1. Podstawą globalnej polityki jest rywalizacja Chin ze Stanami Zjednoczonymi. Obszarem tej rywalizacji jest Bliski Wschód i Afryka.

2. Wojna na Ukrainie nie jest wydarzeniem głównego nurtu światowej polityki. Ma znaczenie poboczne – odciąga Rosję od Bliskiego Wschodu i Afryki, gdzie zaczęła zyskiwać zbyt duże wpływy.

3. Przedłużanie wojny na Ukrainie – nie jest oczywiście w interesie Ukrainy. Ale nie jest też w interesie Rosji. Nie jest w interesie Polski. Obecnie nie jest też w interesie Stanów Zjednoczonych. W czyim interesie jest podgrzewanie wojny na Ukrainie?

4. Dla germańskiego Zachodu słowiański Wschód nigdy nie będzie równorzędnym partnerem. Nie wynika to z przyczyn geopolitycznych czy gospodarczych, ale z zakorzenionego cywilizacyjnego atawizmu.

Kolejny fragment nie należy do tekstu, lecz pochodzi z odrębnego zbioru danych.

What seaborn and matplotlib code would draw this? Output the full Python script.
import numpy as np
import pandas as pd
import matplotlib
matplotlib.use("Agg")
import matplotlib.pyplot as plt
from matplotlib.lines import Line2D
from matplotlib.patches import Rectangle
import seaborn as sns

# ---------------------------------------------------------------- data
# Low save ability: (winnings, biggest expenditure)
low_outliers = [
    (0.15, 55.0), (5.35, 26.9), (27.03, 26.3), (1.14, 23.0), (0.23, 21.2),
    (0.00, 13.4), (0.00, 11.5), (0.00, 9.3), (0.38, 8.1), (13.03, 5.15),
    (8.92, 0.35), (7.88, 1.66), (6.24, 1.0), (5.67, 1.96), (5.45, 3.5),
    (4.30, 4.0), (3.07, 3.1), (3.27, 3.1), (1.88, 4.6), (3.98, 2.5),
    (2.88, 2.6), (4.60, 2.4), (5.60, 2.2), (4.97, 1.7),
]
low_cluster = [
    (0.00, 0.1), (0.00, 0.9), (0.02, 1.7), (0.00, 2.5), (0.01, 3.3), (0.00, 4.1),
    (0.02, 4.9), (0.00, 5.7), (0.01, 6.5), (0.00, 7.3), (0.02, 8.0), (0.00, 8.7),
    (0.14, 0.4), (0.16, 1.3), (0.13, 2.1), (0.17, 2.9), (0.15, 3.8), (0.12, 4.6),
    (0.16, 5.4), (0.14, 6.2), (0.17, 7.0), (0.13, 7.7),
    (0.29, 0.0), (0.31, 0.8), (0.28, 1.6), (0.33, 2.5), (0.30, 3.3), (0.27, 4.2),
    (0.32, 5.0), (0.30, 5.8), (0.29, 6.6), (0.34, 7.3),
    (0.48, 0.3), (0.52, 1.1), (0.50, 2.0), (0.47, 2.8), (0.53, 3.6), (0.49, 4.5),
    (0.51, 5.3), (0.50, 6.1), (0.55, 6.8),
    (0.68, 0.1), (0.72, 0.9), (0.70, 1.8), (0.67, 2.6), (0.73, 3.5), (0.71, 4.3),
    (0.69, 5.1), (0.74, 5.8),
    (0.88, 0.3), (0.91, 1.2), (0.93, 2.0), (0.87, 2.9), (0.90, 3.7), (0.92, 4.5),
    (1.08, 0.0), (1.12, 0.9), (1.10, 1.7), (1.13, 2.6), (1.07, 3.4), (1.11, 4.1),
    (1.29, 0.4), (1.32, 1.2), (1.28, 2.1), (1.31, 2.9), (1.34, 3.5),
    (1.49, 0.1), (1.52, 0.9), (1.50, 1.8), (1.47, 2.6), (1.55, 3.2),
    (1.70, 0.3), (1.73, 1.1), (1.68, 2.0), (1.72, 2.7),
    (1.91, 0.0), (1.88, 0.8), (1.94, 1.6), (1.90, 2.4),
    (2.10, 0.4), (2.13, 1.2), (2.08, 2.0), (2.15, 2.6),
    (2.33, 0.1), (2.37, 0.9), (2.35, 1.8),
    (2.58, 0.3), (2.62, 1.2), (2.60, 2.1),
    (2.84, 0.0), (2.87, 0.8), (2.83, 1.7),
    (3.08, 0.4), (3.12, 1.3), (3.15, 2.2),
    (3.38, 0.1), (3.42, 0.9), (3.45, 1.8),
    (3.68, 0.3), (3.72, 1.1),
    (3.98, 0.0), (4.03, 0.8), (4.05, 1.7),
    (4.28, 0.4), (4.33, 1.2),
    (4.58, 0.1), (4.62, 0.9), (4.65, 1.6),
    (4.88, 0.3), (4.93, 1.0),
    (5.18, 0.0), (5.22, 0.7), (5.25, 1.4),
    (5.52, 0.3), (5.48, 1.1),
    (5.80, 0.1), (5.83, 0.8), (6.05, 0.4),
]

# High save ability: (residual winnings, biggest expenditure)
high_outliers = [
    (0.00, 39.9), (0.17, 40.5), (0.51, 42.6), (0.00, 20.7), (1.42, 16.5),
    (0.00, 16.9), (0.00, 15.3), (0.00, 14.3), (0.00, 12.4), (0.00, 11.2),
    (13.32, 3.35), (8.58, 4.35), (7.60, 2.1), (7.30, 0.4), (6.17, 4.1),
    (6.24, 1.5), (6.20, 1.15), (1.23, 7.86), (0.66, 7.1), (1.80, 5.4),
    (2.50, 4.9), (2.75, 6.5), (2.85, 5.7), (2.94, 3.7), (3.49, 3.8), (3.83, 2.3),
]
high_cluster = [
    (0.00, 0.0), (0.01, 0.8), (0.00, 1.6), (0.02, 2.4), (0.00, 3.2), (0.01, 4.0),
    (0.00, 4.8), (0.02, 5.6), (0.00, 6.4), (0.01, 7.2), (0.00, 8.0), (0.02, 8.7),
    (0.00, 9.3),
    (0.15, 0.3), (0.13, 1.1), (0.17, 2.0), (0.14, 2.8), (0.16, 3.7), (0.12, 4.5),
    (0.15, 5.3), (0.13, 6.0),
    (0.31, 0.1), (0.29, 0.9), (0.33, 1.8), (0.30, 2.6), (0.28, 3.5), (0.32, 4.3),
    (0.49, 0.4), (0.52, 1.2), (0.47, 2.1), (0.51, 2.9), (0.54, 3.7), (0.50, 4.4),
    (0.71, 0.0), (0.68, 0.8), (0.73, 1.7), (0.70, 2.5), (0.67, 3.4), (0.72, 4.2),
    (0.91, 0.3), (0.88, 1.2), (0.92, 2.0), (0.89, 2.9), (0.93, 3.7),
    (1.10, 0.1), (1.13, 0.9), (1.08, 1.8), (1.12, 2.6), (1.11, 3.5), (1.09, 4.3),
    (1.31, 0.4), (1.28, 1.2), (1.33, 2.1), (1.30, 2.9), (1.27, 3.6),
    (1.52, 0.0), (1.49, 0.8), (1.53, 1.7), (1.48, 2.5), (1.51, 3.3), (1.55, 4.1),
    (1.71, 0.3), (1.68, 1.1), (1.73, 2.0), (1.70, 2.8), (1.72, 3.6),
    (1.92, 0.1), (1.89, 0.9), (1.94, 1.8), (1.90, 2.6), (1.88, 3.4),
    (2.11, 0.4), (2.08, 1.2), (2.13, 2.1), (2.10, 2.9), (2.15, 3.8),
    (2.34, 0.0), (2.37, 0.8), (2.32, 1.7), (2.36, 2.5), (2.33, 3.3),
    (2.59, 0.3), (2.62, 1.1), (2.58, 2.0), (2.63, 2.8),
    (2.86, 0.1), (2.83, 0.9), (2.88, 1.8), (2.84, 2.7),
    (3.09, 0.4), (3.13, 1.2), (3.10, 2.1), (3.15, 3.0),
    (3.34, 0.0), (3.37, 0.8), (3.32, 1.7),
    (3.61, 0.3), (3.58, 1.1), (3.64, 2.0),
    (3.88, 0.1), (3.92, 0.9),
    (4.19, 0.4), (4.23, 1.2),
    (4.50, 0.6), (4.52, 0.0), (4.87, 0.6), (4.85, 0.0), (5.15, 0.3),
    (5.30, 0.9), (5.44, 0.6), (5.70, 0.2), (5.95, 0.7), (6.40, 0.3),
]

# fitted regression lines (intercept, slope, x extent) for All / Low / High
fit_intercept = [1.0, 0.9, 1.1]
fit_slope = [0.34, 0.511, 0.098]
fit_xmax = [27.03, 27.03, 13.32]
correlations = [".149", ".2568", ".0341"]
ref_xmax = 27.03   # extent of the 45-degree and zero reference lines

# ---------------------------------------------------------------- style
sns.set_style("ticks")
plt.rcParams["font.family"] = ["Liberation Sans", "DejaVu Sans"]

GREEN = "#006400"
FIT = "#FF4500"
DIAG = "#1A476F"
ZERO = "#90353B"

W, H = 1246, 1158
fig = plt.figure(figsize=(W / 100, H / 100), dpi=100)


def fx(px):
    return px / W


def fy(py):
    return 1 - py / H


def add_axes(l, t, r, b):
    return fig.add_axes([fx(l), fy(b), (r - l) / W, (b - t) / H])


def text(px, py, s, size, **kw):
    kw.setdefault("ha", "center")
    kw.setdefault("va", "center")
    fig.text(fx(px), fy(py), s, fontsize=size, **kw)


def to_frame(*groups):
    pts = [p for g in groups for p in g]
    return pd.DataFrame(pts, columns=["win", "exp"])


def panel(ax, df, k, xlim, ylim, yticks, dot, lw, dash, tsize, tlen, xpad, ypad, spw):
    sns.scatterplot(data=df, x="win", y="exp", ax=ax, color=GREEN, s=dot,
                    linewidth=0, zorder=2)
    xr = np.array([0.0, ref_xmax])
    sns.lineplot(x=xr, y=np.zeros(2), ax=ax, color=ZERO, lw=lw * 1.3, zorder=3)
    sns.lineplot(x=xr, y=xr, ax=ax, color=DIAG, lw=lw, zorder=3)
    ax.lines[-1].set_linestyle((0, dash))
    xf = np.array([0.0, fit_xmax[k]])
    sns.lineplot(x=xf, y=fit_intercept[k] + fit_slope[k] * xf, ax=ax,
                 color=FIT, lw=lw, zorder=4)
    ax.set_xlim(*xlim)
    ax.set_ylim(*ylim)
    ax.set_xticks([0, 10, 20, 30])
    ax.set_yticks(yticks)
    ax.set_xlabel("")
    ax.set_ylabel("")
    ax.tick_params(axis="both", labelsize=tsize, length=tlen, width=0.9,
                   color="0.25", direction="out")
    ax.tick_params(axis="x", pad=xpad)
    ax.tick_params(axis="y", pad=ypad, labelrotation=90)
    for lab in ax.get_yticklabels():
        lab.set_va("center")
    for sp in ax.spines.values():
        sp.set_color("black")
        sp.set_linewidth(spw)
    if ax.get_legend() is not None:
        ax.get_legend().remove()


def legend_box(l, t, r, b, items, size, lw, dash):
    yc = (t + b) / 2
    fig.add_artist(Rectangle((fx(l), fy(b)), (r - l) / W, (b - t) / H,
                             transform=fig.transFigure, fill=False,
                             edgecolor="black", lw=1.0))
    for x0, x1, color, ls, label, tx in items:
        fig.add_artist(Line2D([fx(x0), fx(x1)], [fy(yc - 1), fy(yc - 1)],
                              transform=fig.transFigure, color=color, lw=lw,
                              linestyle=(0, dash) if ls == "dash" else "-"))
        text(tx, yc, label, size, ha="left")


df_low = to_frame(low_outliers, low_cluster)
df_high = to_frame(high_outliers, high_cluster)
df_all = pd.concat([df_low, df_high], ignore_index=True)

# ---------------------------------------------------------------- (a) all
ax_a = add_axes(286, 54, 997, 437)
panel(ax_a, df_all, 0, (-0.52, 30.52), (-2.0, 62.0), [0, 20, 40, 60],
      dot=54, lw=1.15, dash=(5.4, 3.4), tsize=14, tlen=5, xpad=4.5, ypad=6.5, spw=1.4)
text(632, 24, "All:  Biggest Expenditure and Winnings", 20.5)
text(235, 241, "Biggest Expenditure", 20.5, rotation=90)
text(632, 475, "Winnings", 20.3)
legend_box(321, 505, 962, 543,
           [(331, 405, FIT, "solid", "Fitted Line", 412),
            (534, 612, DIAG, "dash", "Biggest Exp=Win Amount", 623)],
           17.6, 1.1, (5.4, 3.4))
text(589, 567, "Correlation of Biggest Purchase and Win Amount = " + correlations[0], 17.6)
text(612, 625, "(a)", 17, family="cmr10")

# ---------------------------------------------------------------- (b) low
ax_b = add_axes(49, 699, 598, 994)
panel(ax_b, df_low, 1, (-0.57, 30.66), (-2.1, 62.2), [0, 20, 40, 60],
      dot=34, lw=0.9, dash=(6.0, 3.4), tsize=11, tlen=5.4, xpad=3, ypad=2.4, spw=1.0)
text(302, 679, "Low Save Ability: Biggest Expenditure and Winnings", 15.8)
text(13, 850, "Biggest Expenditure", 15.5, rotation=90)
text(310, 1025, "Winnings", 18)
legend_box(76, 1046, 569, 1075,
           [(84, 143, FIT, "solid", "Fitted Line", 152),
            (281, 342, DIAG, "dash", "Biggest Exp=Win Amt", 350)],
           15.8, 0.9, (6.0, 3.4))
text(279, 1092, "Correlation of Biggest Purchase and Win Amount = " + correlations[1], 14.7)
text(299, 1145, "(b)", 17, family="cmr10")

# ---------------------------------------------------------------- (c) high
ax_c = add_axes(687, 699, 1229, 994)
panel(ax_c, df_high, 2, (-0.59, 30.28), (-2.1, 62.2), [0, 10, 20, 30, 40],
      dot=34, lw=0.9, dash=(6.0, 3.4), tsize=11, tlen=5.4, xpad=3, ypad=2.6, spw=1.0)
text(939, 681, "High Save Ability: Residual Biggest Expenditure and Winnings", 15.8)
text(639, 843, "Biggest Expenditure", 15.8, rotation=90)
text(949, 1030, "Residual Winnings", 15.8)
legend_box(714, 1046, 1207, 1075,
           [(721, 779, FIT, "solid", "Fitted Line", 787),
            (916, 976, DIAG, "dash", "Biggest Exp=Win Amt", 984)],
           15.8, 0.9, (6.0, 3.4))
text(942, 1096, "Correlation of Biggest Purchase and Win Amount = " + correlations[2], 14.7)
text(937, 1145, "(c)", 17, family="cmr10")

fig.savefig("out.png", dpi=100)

5. Położenie między Wschodem i Zachodem jest największą, a właściwie jedyną korzyścią z polskiego położenia geopolitycznego. Nigdy nie potrafiliśmy tego wykorzystać. Natrętne pragnienie złączenia się z Zachodem i odcięcia się od Wschodu jest miarą naszych narodowych kompleksów. Nie jest to tylko nasza wina, ale nasza też.

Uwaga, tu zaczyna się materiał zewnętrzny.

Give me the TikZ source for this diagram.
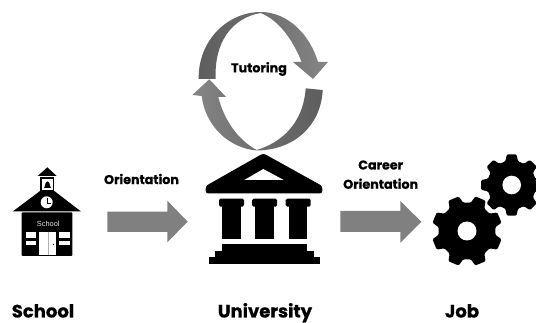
\documentclass[tikz,border=0pt]{standalone}
\usepackage{fontspec}
\setmainfont{Poppins}[BoldFont={Poppins Bold},BoldFeatures={FakeBold=0.7}]
\newfontfamily\signfont{Liberation Sans}
\tikzset{
  px/.style={x=1pt,y=-1pt},
  solidshape/.style={fill=black,draw=none},
  whiteshape/.style={fill=white,draw=none},
  blockarrow/.style={fill=arrowgray,draw=none},
  smalllabel/.style={font=\bfseries\fontsize{12.7}{14}\selectfont,inner sep=0pt,text=black},
  biglabel/.style={font=\bfseries\fontsize{18}{19}\selectfont,inner sep=0pt,text=black,anchor=base},
}
\definecolor{arrowgray}{HTML}{808080}
\definecolor{cycledark}{HTML}{5E5E5E}
\definecolor{cyclelight}{HTML}{868686}
\newcommand{\gearshape}[5]{% cx cy phase rRoot colour
  \fill[#5,rounded corners=1.2pt]
    \foreach \k in {0,...,7} {
      \ifnum\k=0 ({#1+#4*cos(\k*45+#3-15)},{#2+#4*sin(\k*45+#3-15)})
      \else -- ({#1+#4*cos(\k*45+#3-15)},{#2+#4*sin(\k*45+#3-15)})\fi
      -- ({#1+\rOut*cos(\k*45+#3-9)},{#2+\rOut*sin(\k*45+#3-9)})
      -- ({#1+\rOut*cos(\k*45+#3+9)},{#2+\rOut*sin(\k*45+#3+9)})
      -- ({#1+#4*cos(\k*45+#3+15)},{#2+#4*sin(\k*45+#3+15)})
    } -- cycle;
}
\begin{document}
\begin{tikzpicture}[px]
\useasboundingbox (0,0) rectangle (536,323);
\begin{scope}
\clip (0,0) rectangle (536,323);

% cycle arrows
\path[left color=cycledark,right color=cyclelight,middle color=cycledark!60!cyclelight]
  (198.7,79) .. controls (198,40) and (228,12) .. (260.7,12)
  .. controls (288,12) and (310,35) .. (318,62)
  -- (328,62) -- (313,79) -- (293,62) -- (301.7,62)
  .. controls (292,38) and (278,20) .. (260.7,13)
  .. controls (232,18) and (214,42) .. (215.7,79) -- cycle;
\path[left color=cyclelight,right color=cycledark,middle color=cycledark!60!cyclelight]
  (322.7,90) .. controls (321,125) and (295,150) .. (256.7,150.5)
  .. controls (228,148) and (205,125) .. (201.7,96)
  -- (192.3,95) -- (209.3,79.3) -- (226,97) -- (218.3,97)
  .. controls (224,120) and (238,140) .. (256.7,150)
  .. controls (280,143) and (303,125) .. (305.7,88.3) -- cycle;

% school
\fill[solidshape] (47.3,167.3) -- (56.7,176) -- (37.7,176) -- cycle;
\fill[solidshape] (40,177.3) rectangle (54.3,191.7);
\fill[whiteshape] (42.3,179.3) rectangle (52.7,190);
\fill[solidshape] (44,188) .. controls (45.5,186) and (45,181.5) .. (47.5,181.5)
  .. controls (50,181.5) and (49.5,186) .. (51,188) -- cycle;
\fill[solidshape] (12.7,211.5) -- (40,191) -- (54.3,191) -- (81,211.5) -- cycle;
\fill[whiteshape] (46.7,202.3) circle (6);
\draw[black,line width=.8pt] (47,198.5) -- (47,203) -- (50.5,203);
\fill[solidshape,rounded corners=1pt] (21.7,212.3) rectangle (72.3,256);
\node[font=\signfont\fontsize{7.4}{9}\selectfont,text=white!88!black,inner sep=0pt] (schoolsign) at (48.3,224) {School};
\fill[whiteshape] (39.3,231.7) rectangle (56,255);
\draw[gray!60,line width=.4pt] (47.7,231.7) -- (47.7,255);
\fill[solidshape] (53.3,244.3) circle (.7);
\foreach \xa/\xb in {25.7/36,59.3/70}{
  \fill[whiteshape] (\xa,231.7) rectangle (\xb,238.3);
  \fill[whiteshape] (\xa,241) rectangle (\xb,245);
}

% university
\fill[solidshape,rounded corners=2.5pt] (263.3,153.3) -- (322.3,186) -- (322.3,193.5) -- (205.7,193.5) -- (205.7,186) -- cycle;
\fill[whiteshape] (263.3,169) -- (283.7,180) -- (244.3,180) -- cycle;
\foreach \cx in {231.5,264.6,298.2}{
  \fill[solidshape,rounded corners=1.5pt] (\cx-12.5,198.7) rectangle (\cx+12.5,206.7);
  \fill[solidshape] (\cx-9.2,203) rectangle (\cx+9.2,239);
}
\fill[solidshape] (222.3,244.3) rectangle (306.7,252);
\fill[solidshape] (215.3,251) rectangle (314,258);
\fill[solidshape] (209.3,257.3) rectangle (319.7,263.7);

% gears
\def\rOut{31}
\gearshape{511.7}{185}{0}{24.5}{black}
\fill[whiteshape] (511.7,185) circle (9.3);
\def\rOut{35.5}
\fill[white] (467,231) circle (31);
\gearshape{467}{231}{22.5}{28.5}{black}
\fill[whiteshape] (467,231) circle (9.5);

% block arrows
\fill[blockarrow] (107.3,211.7) -- (167.3,211.7) -- (167.3,200.7) -- (187.7,221.7) -- (167.3,242.3) -- (167.3,232) -- (107.3,232) -- cycle;
\fill[blockarrow] (340.3,211) -- (400.3,211) -- (400.3,201) -- (421.3,221.7) -- (400.3,242.7) -- (400.3,232) -- (340.3,232) -- cycle;
\end{scope}

% labels
\node[smalllabel] (tutoring) at (259,69) {Tutoring};
\node[smalllabel] (orient) at (141.5,179) {Orientation};
\node[smalllabel] (career) at (380.7,165) {Career};
\node[smalllabel] (orient2) at (380.7,183.7) {Orientation};
\node[biglabel] (school) at (43,317.5) {School};
\node[biglabel] (university) at (265,317.5) {University};
\node[biglabel] (job) at (462,317.5) {Job};
\end{tikzpicture}
\end{document}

6. Przez nasze położenie między Wschodem i Zachodem staliśmy się przeszkodą utrudniającą nawiązanie bezpośrednich relacji między Wschodem i Zachodem. Dlatego nikt nas tu nie chce, ani Wschód ani Zachód.

7. W polityce międzynarodowej Zachód kieruje się interesami, a my ideami.

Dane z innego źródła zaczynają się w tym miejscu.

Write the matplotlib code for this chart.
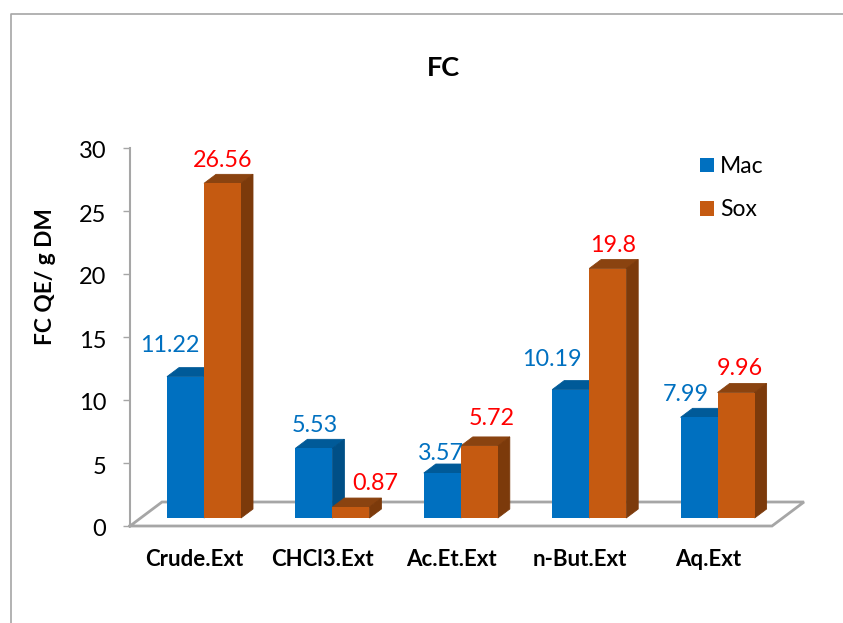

8. Polski patriotyzm jest wygodnym narzędziem do wykorzystania także przez wrogów Polski.

9. Aby powstała wspólnota państw Europy Środkowo-Wschodniej (Międzymorze) potrzebny jest wspólny cel polityczny, który łatwiej można zrealizować dzięki współpracy niż osobno. Takim celem nie może być obrona przed zagrożeniem rosyjskim, gdyż większość państw naszego regionu nie odczuwa takiego lęku przed Rosją jak my. Nie może też być zabieganie o wsparcie amerykańskie, gdyż w tym względzie współpraca nie przynosi żadnych korzyści. Przeciwnie, państwa naszego regionu raczej rywalizują między sobą o względy amerykańskie.

10. Podobieństwo cywilizacyjne nie ułatwia nam współpracy, ale utrudnia porozumienie z sąsiadami i innymi państwami naszego regionu. Wynika to z naszych cywilizacyjnych kompleksów. My nie chcemy być do siebie podobni, ale chcielibyśmy być od siebie lepsi.